Human trafficking and slavery
We speak up for and with trafficking survivors
Most survivors of trafficking do not have enough support. This leaves them at risk of further exploitation and being re-trafficked.
What support is available to people who have been trafficked?
The National Referral Mechanism (NRM) is the framework through which people are formally identified by the UK government as survivors of human trafficking and modern slavery.
If it is decided that a person has likely been trafficked, a minimum 45-day ‘rest and recovery period’ begins, during which they can access accommodation, financial and medical support.
This assistance continues until the authorities decide conclusively whether or not a person has been trafficked.
Who is affected?
In 2020, over 10,000 people were referred to the UK’s NRM. However, it is commonly accepted that this does not represent the actual figure for people exploited in the UK, which is likely to be much higher.
Of those referred in 2020, 63 per cent were exploited in the UK. Approximately half were adults and half were children.
Survivors of human trafficking and exploitation need urgent care and support immediately after leaving exploitation. But there are currently limited options available.
Our recent report, First Steps to Safety? The role of reception centres in supporting people out of exploitation, focuses on the experiences of people removed from exploitation, and asks whether they are able to get the immediate advice and support they need.
As we made clear in evidence to the Home Affairs Select Committee inquiry into Modern Slavery (PDF), the British Red Cross is concerned that due to a lack of legal and other support, survivors of trafficking are often unable to make informed decisions as to whether to enter the NRM.
In 2017, the government committed to introducing 'places of safety' that would give people leaving exploitation at least three days of immediate accommodation and support. To date, 'places of safety' have not been introduced, leaving people without immediate support options. In anticipation of 'places of safety', the British Red Cross, along with colleagues in the sector, have developed principles that underpin early support provision for survivors of trafficking (PDF). These standards place informed consent at the core of best practice.
For most people who receive a decision through the NRM, support ends shortly after that. Being recognised as a survivor of trafficking does not now come with any long-term support, meaning many survivors are left facing homelessness, destitution and risks of re-trafficking.
For most people whose cases have been determined, support ends once they exit the NRM.
Our report, Hope For the Future: Support for survivors of trafficking after the National Referral Mechanism, builds on initial findings from our STEP project, co-funded by European Commission’s asylum migration and integration fund (AMIF), which provides long-term support to survivors of trafficking alongside partner organisations Ashiana and Hestia.
The report found that while support ends at this time, the need for it, especially for those with irregular immigration status, continues. This cliff-edge for support makes those we help vulnerable to homelessness, exploitation and re-trafficking.

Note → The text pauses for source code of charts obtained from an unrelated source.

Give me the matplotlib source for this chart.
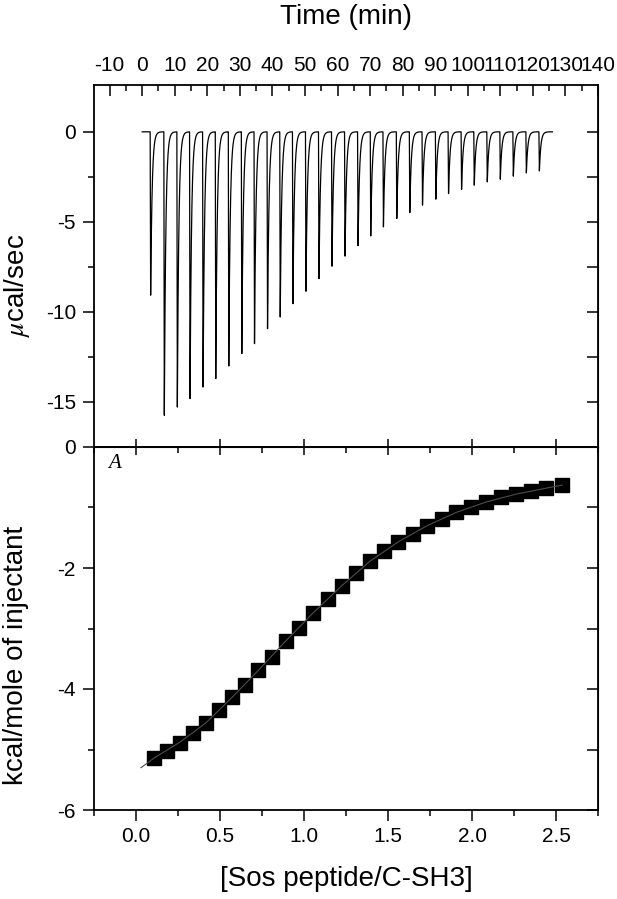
import numpy as np
import matplotlib
matplotlib.use("Agg")
import matplotlib.pyplot as plt
from matplotlib.ticker import MultipleLocator, FixedLocator

# raw ITC trace: injection times (min) and peak minima (ucal/sec)
inj_time = [2.6, 6.8, 10.8, 14.7, 18.7, 22.6, 26.6, 30.6, 34.5, 38.5, 42.4,
            46.3, 50.3, 54.3, 58.3, 62.3, 66.3, 70.2, 74.1, 78.2, 82.2, 86.1,
            90.2, 94.1, 98.1, 102.0, 106.0, 110.0, 114.0, 118.0, 122.0]
inj_peak = [-9.07, -15.74, -15.28, -14.81, -14.17, -13.70, -13.00, -12.31,
            -11.76, -10.93, -10.28, -9.54, -8.85, -8.15, -7.46, -6.90, -6.32,
            -5.78, -5.28, -4.81, -4.48, -4.07, -3.74, -3.43, -3.19, -2.96,
            -2.78, -2.63, -2.46, -2.28, -2.17]
baseline_start = 0.0
baseline_end = 126.0

# integrated heats
ratio = [0.108, 0.186, 0.261, 0.339, 0.416, 0.492, 0.571, 0.651, 0.729, 0.810,
         0.890, 0.971, 1.055, 1.143, 1.226, 1.309, 1.392, 1.475, 1.560, 1.648,
         1.733, 1.820, 1.907, 1.994, 2.083, 2.172, 2.261, 2.350, 2.442, 2.537]
heat = [-5.14, -5.02, -4.89, -4.73, -4.57, -4.35, -4.14, -3.93, -3.69, -3.47,
        -3.21, -2.99, -2.74, -2.52, -2.29, -2.08, -1.89, -1.72, -1.57, -1.43,
        -1.30, -1.19, -1.08, -1.00, -0.91, -0.83, -0.78, -0.72, -0.68, -0.63]

# fitted curve
fit_ratio = [0.03, 0.108, 0.261, 0.416, 0.571, 0.729, 0.890, 1.055, 1.226,
             1.392, 1.560, 1.733, 1.907, 2.083, 2.261, 2.442, 2.537]
fit_heat = [-5.30, -5.14, -4.88, -4.56, -4.14, -3.69, -3.21, -2.74, -2.29,
            -1.89, -1.57, -1.30, -1.08, -0.91, -0.78, -0.68, -0.63]

time_ticks = list(range(-10, 141, 10))

plt.rcParams['font.family'] = ['Liberation Sans', 'DejaVu Sans']
plt.rcParams['axes.unicode_minus'] = False
plt.rcParams['mathtext.fontset'] = 'stix'

fig = plt.figure(figsize=(6.17, 8.99), dpi=100)
W, H = 617.0, 899.0
left, right = 94, 598
ax1 = fig.add_axes([left / W, 1 - 447 / H, (right - left) / W, (447 - 85) / H])
ax2 = fig.add_axes([left / W, 1 - 810 / H, (right - left) / W, (810 - 447) / H])

# build the trace from the injection list
t = np.arange(baseline_start, baseline_end, 0.005)
trace = np.zeros_like(t)
for t0, h in zip(inj_time, inj_peak):
    rise = (t >= t0 - 0.15) & (t < t0)
    trace[rise] += h * (t[rise] - (t0 - 0.15)) / 0.15
    after = t >= t0
    trace[after] += h * np.exp(-(t[after] - t0) / 0.45)
ax1.plot(t, trace, color='k', lw=0.9)

tick_fs = 15
lab_fs = 20
major_len, minor_len = 8, 4

ax1.set_xlim(-14.8, 140)
ax1.set_ylim(-17.5, 2.6)
ax1.xaxis.tick_top()
ax1.xaxis.set_label_position('top')
ax1.set_xticks(time_ticks)
ax1.xaxis.set_minor_locator(MultipleLocator(5))
ax1.tick_params(axis='x', which='both', direction='in', top=True, bottom=False,
                labeltop=True, labelbottom=False, labelsize=tick_fs, pad=7.5)
ax1.tick_params(axis='x', which='major', length=major_len, width=1.1)
ax1.tick_params(axis='x', which='minor', length=minor_len, width=1.1)
ax1.set_yticks([0, -5, -10, -15])
ax1.yaxis.set_minor_locator(FixedLocator([-2.5, -7.5, -12.5]))
ax1.tick_params(axis='y', which='both', direction='out', left=True, right=False,
                labelsize=tick_fs, pad=5, width=1.1)
ax1.tick_params(axis='y', which='major', length=major_len)
ax1.tick_params(axis='y', which='minor', length=minor_len)
r1 = ax1.secondary_yaxis('right')
r1.set_yticks([0, -5, -10, -15])
r1.yaxis.set_minor_locator(FixedLocator([-2.5, -7.5, -12.5]))
r1.tick_params(axis='y', which='both', direction='in', labelright=False,
               length=major_len, width=1.1)
ax1.set_xlabel('Time (min)', fontsize=lab_fs, va='bottom')
ax1.xaxis.set_label_coords(0.5, 1 + (85 - 30) / 362.0)
ax1.set_ylabel(r'$\mathit{\mu}$cal/sec', fontsize=lab_fs, va='center', ha='center')
ax1.yaxis.set_label_coords((17 - left) / 504.0, (447 - 285) / 362.0)

# integrated heat panel
ax2.plot(ratio, heat, 's', color='k', ms=9.5, zorder=2)
ax2.plot(fit_ratio, fit_heat, color='0.3', lw=0.8, zorder=3)
ax2.set_xlim(-0.25, 2.75)
ax2.set_ylim(-6, 0)
ax2.set_xticks([0.0, 0.5, 1.0, 1.5, 2.0, 2.5])
ax2.set_xticklabels(['0.0', '0.5', '1.0', '1.5', '2.0', '2.5'])
ax2.xaxis.set_minor_locator(MultipleLocator(0.25))
ax2.tick_params(axis='x', which='both', direction='out', labelsize=tick_fs,
                pad=4, width=1.1)
ax2.tick_params(axis='x', which='major', length=major_len)
ax2.tick_params(axis='x', which='minor', length=minor_len)
ax2.set_yticks([0, -2, -4, -6])
ax2.yaxis.set_minor_locator(FixedLocator([-1, -3, -5]))
ax2.tick_params(axis='y', which='both', direction='out', labelsize=tick_fs,
                pad=5, width=1.1)
ax2.tick_params(axis='y', which='major', length=major_len)
ax2.tick_params(axis='y', which='minor', length=minor_len)
t2 = ax2.secondary_xaxis('top')
t2.set_xticks([0.0, 0.5, 1.0, 1.5, 2.0, 2.5])
t2.xaxis.set_minor_locator(MultipleLocator(0.25))
t2.tick_params(axis='x', which='major', direction='inout', labeltop=False,
               length=12, width=1.1)
t2.tick_params(axis='x', which='minor', direction='in', labeltop=False,
               length=minor_len, width=1.1)
r2 = ax2.secondary_yaxis('right')
r2.set_yticks([0, -2, -4, -6])
r2.yaxis.set_minor_locator(FixedLocator([-1, -3, -5]))
r2.tick_params(axis='y', which='both', direction='in', labelright=False,
               length=major_len, width=1.1)
ax2.set_xlabel('[Sos peptide/C-SH3]', fontsize=lab_fs, va='top')
ax2.xaxis.set_label_coords(0.5, (810 - 866) / 363.0)
ax2.set_ylabel('kcal/mole of injectant', fontsize=lab_fs, va='center', ha='center')
ax2.yaxis.set_label_coords((16 - left) / 504.0, (810 - 655) / 363.0)
ax2.text(0.028, 0.98, 'A', transform=ax2.transAxes, fontsize=15,
         family='Liberation Serif', style='italic', ha='left', va='top')

for ax in (ax1, ax2):
    for s in ax.spines.values():
        s.set_linewidth(1.3)

fig.savefig('out.png', dpi=100)
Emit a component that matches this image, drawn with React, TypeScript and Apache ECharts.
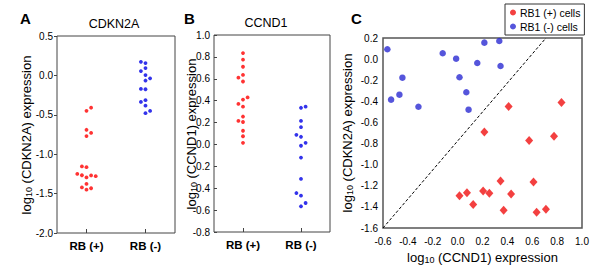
import React, { useEffect, useRef } from "react";
import * as echarts from "echarts";

// ---- data ----
const categories = ["RB (+)", "RB (-)"];

// RB1 (+) cells: paired values
const redCCND1 = [0.835, 0.41, 0.215, 0.775, 0.575, 0.345, 0.61, 0.015, 0.075, 0.125, 0.205, 0.255, 0.43, 0.37, 0.635, 0.71];
const redCDKN2A = [-0.41, -0.45, -0.69, -0.73, -0.77, -1.155, -1.165, -1.295, -1.267, -1.377, -1.25, -1.27, -1.279, -1.432, -1.45, -1.422];
// dot-plot column (jitter) index in panels A and B
const redColA = [1, 0, 0, 1, 0, -1, 0, 0, -1, 0, -2, 1, 2, 1, 0, -1];
const redColB = [0, 0, -1, 0, 0, 0, -1, 0, 0, 0, 0, 0, 1, -1, 0, 0];

// RB1 (-) cells: paired values
const blueCCND1 = [0.215, 0.335, -0.12, -0.012, 0.158, 0.345, -0.444, 0.015, 0.07, -0.468, -0.535, -0.315, 0.088, -0.565];
const blueCDKN2A = [0.156, 0.172, 0.055, 0.004, -0.037, -0.065, -0.176, -0.172, -0.314, -0.337, -0.384, -0.451, -0.479, 0.093];
const blueColA = [0, -1, -1, 0, 1, 0, 0, -1, 0, -1, 0, 1, 0, 0];
const blueColB = [0, 0, 0, 0, 0, 1, -1, 1, 0, 0, 1, 0, -1, 0];

// reference diagonal in panel C
const diagonal = [
  [-0.6, -1.6],
  [0.71, 0.2],
];

// tick labels of panel B (as printed)
const bTickLabels = ["1.0", "0.8", "0.6", "0.4", "0.2", "0.0", "0.2", "0.4", "-0.6", "-0.8"];

const legendNames = ["RB1 (+) cells", "RB1 (-) cells"];

// ---- styles ----
const FONT = "Liberation Sans, Arial, sans-serif";
const RED = "#ff0000";
const BLUE = "#0000e6";
const C_RED = "#f01010";
const C_BLUE = "#2a2ad2";
const COL_STEP = 4.6;

function nameRich(gene: string) {
  return `{a|log}{s|10}{a| (${gene}) expression}`;
}
const richDef = {
  a: { fontFamily: FONT, fontSize: 13, fill: "#000", color: "#000" },
  s: { fontFamily: FONT, fontSize: 9, fill: "#000", color: "#000", verticalAlign: "bottom", padding: [5, 0, 0, 0] },
};
const nameStyle = { fontFamily: FONT, fontSize: 13, color: "#000", rich: richDef };

function yName(gene: string, x: number, y: number) {
  return {
    type: "text",
    x,
    y,
    rotation: Math.PI / 2,
    style: {
      text: nameRich(gene),
      rich: richDef,
      font: `13px ${FONT}`,
      fill: "#000",
      align: "center",
      verticalAlign: "middle",
    },
  };
}

function dots(values: number[], cols: number[], cat: number) {
  return values.map((v, i) => ({
    value: [cat, v],
    symbolOffset: [cols[i] * COL_STEP, 0],
  }));
}

export default function App() {
  const ref = useRef<HTMLDivElement>(null);
  useEffect(() => {
    if (!ref.current) return;
    const chart = echarts.init(ref.current, undefined, { renderer: "svg" });
    const tickLabel = { fontFamily: FONT, fontSize: 10, color: "#000" };
    const catLabel = { fontFamily: FONT, fontSize: 11.5, fontWeight: "bold", color: "#000", margin: 7 };
    const gridBorder = { show: true, borderColor: "#444", borderWidth: 1, backgroundColor: "transparent" };
    const noLine = { show: false, onZero: false };

    const option: any = {
      animation: false,
      grid: [
        { left: 57, top: 36, width: 118, height: 197, ...gridBorder },
        { left: 214, top: 35, width: 116, height: 197, ...gridBorder },
        { left: 383, top: 38, width: 199, height: 190, ...gridBorder, borderColor: "#555", borderWidth: 1.5 },
      ],
      legend: {
        data: legendNames,
        orient: "vertical",
        left: 505,
        top: 4,
        padding: [3, 4, 3, 5],
        itemGap: 3,
        itemWidth: 6,
        itemHeight: 6,
        icon: "circle",
        borderColor: "#333",
        borderWidth: 1,
        borderRadius: 0,
        selectedMode: false,
        textStyle: { fontFamily: FONT, fontSize: 10.5, color: "#000", padding: [0, 0, 0, -1] },
      },
      xAxis: [
        {
          gridIndex: 0,
          type: "category",
          data: categories,
          boundaryGap: true,
          axisLine: noLine,
          axisTick: { show: true, inside: true, length: 4, alignWithLabel: true, lineStyle: { color: "#444" } },
          axisLabel: catLabel,
          splitLine: { show: false },
        },
        {
          gridIndex: 1,
          type: "category",
          data: categories,
          boundaryGap: true,
          axisLine: noLine,
          axisTick: { show: true, inside: true, length: 4, alignWithLabel: true, lineStyle: { color: "#444" } },
          axisLabel: catLabel,
          splitLine: { show: false },
        },
        {
          gridIndex: 2,
          type: "value",
          min: -0.6,
          max: 1.0,
          interval: 0.2,
          axisLine: noLine,
          axisTick: { show: false },
          axisLabel: { ...tickLabel, margin: 8, formatter: (v: number) => v.toFixed(1) },
          splitLine: { show: false },
          name: nameRich("CCND1"),
          nameLocation: "middle",
          nameGap: 21,
          nameTextStyle: nameStyle,
        },
      ],
      yAxis: [
        {
          gridIndex: 0,
          type: "value",
          min: -2.0,
          max: 0.5,
          interval: 0.5,
          axisLine: noLine,
          axisTick: { show: true, length: 3, lineStyle: { color: "#444" } },
          axisLabel: { ...tickLabel, margin: 4, formatter: (v: number) => v.toFixed(1) },
          splitLine: { show: false },
        },
        {
          gridIndex: 1,
          type: "value",
          min: -0.8,
          max: 1.0,
          interval: 0.2,
          axisLine: noLine,
          axisTick: { show: true, inside: true, length: 3, lineStyle: { color: "#444" } },
          axisLabel: {
            ...tickLabel,
            margin: 4,
            formatter: (v: number) => bTickLabels[Math.round((1.0 - v) / 0.2)] ?? "",
          },
          splitLine: { show: false },
        },
        {
          gridIndex: 2,
          type: "value",
          min: -1.6,
          max: 0.2,
          interval: 0.2,
          axisLine: noLine,
          axisTick: { show: false },
          axisLabel: { ...tickLabel, margin: 5, formatter: (v: number) => v.toFixed(1) },
          splitLine: { show: false },
        },
      ],
      graphic: [
        { type: "text", left: 20, top: 11, style: { text: "A", font: `bold 15px ${FONT}`, fill: "#000" } },
        { type: "text", left: 184, top: 11, style: { text: "B", font: `bold 15px ${FONT}`, fill: "#000" } },
        { type: "text", left: 351, top: 11, style: { text: "C", font: `bold 15px ${FONT}`, fill: "#000" } },
        { type: "text", x: 114, y: 24, style: { text: "CDKN2A", font: `12.5px ${FONT}`, fill: "#000", align: "center", verticalAlign: "middle" } },
        { type: "text", x: 266, y: 23, style: { text: "CCND1", font: `12.5px ${FONT}`, fill: "#000", align: "center", verticalAlign: "middle" } },
        yName("CDKN2A", 26, 135),
        yName("CCND1", 191, 134),
        yName("CDKN2A", 347, 133),
      ],
      series: [
        {
          name: "A+",
          type: "scatter",
          xAxisIndex: 0,
          yAxisIndex: 0,
          symbol: "circle",
          symbolSize: 3.8,
          itemStyle: { color: RED },
          data: dots(redCDKN2A, redColA, 0),
        },
        {
          name: "A-",
          type: "scatter",
          xAxisIndex: 0,
          yAxisIndex: 0,
          symbol: "circle",
          symbolSize: 3.8,
          itemStyle: { color: BLUE },
          data: dots(blueCDKN2A, blueColA, 1),
        },
        {
          name: "B+",
          type: "scatter",
          xAxisIndex: 1,
          yAxisIndex: 1,
          symbol: "circle",
          symbolSize: 3.8,
          itemStyle: { color: RED },
          data: dots(redCCND1, redColB, 0),
        },
        {
          name: "B-",
          type: "scatter",
          xAxisIndex: 1,
          yAxisIndex: 1,
          symbol: "circle",
          symbolSize: 3.8,
          itemStyle: { color: BLUE },
          data: dots(blueCCND1, blueColB, 1),
        },
        {
          name: legendNames[0],
          type: "scatter",
          xAxisIndex: 2,
          yAxisIndex: 2,
          symbol: "diamond",
          symbolSize: [8, 9],
          itemStyle: { color: C_RED },
          data: redCCND1.map((x, i) => [x, redCDKN2A[i]]),
          markLine: {
            silent: true,
            symbol: "none",
            label: { show: false },
            lineStyle: { color: "#000", width: 1, type: [3, 2] },
            data: [[{ coord: diagonal[0] }, { coord: diagonal[1] }]],
          },
        },
        {
          name: legendNames[1],
          type: "scatter",
          xAxisIndex: 2,
          yAxisIndex: 2,
          symbol: "circle",
          symbolSize: 6.5,
          itemStyle: { color: C_BLUE },
          data: blueCCND1.map((x, i) => [x, blueCDKN2A[i]]),
        },
      ],
    };
    chart.setOption(option);
    return () => chart.dispose();
  }, []);

  return (
    <div
      ref={ref}
      style={{ position: "fixed", left: 0, top: 0, width: 600, height: 271, background: "#fff" }}
    />
  );
}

The NRM and asylum process
Anyone can become a victim of trafficking and many factors can make people more vulnerable to it. However, migrants and people seeking asylum are particularly in danger of being trafficked, or trafficking may even be a central element of their migration journey.
Our frontline teams see first-hand how destitution and homelessness experienced by refugees, people seeking asylum and migrants can leave people vulnerable to exploitation. They also recognise that data-sharing by public services for the purposes of immigration enforcement deters people from reporting abuse and accessing life-saving services.
Many people who have been trafficked will also be in the asylum system, and some of them will also be in the NRM. Through our TRACKS project (PDF), we found that there is not enough attention on the specific issues faced by people in both situations.
In response we have developed a TRACKS toolbox (PDF) to support people in the sector to understand and respond to the specific needs of people seeking asylum who have experienced human trafficking and exploitation.